Wedbush initiated coverage of Trade Desk (TTD) with an Outperform rating and $110 price target. The firm sees multiple drivers to support sustainable, 20%-plus topline growth, including the ongoing shift to programmatic CTV advertising from linear TV, offsite retail media growth, and international expansion supported by recent investments to increase share outside the U.S. Near-term, Wedbush sees a number of catalysts that could drive upside to estimates, including tailwinds from U.S. political spend in the second half of 2024 and the rollout of recent CTV partnerships with key publishers. The firm’s estimates for 2024 and 2025 revenue are 1% and 3% above consensus, respectively, and it expects the company will sustain a 22% CAGR over the next four years.

Top 5 Sell Calls:

1. Esperion downgraded to Underperform at BofA

BofA downgraded Esperion (ESPR) to Underperform from Neutral with a price target of $2.50, down from $2.90, on renewed competitive concerns after Merck (MRK) posted plans last week to study its oral PCSK9, MK-0616, against Esperion’s bempedoic acid. The firm would argue this is a signal that the pharma company intends on directly challenging its small-to-mid cap rival, the analyst tells investors.

2. Prelude Therapeutics downgraded to Underweight at Barclays

Barclays downgraded Prelude Therapeutics (PRLD) to Underweight from Equal Weight with an unchanged price target of $3. Prelude’s upcoming catalysts are “intriguing,” but the firm currently finds them “hard to derisk” and sees limited upside in the next 12 months along with greater upside potential across its coverage universe.

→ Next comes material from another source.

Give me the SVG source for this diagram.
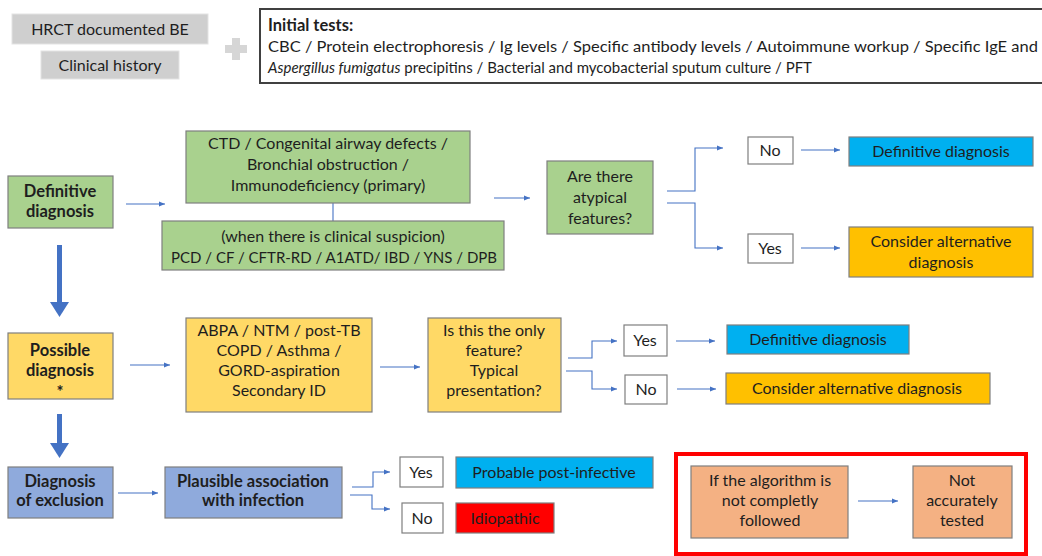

3. Wedbush downgrades Zentalis to Underperform on unclear path for azenosertib

Wedbush downgraded Zentalis (ZNTL) to Underperform from Neutral with a price target of $4, down from $15, after the company reported that the FDA has placed a partial clinical hold on WEE1 inhibitor azenosertib monotherapy Phase 1 and Phase 2 studies TETON and DENALI because of two recent drug-related deaths due to presumed sepsis on the DENALI study. The firm says it is “admittedly surprised” by the news. Ultimately, Wedbush expects the partial clinical holds to be lifted as the FDA receives additional information around the deaths, patient monitoring is increased, and additional supportive measures are implemented.

4. Louisiana-Pacific downgraded to Sell at Goldman Sachs

Goldman Sachs downgraded Louisiana-Pacific (LPX) to Sell from Neutral with a price target of $81, down from $89. Though the firm recognizes the superior characteristics of Louisiana-Pacific’s offerings, along with recent distribution wins, its more cautious view reflects expectations R&R spend is likely to stay lower for longer along with industry-specific dynamics.

5. SSP Group downgraded to Sell at Goldman Sachs

Goldman Sachs downgraded SSP Group (SSPPF) to Sell from Neutral with a price target of 160 GBp, down from 255 GBp. While SSP has an attractive long-term growth opportunity, the firm expects the shares to continue to underperform on a 12-month basis see given further downside risk to EPS consensus estimates and relatively limited free cash flow generation over the next three years.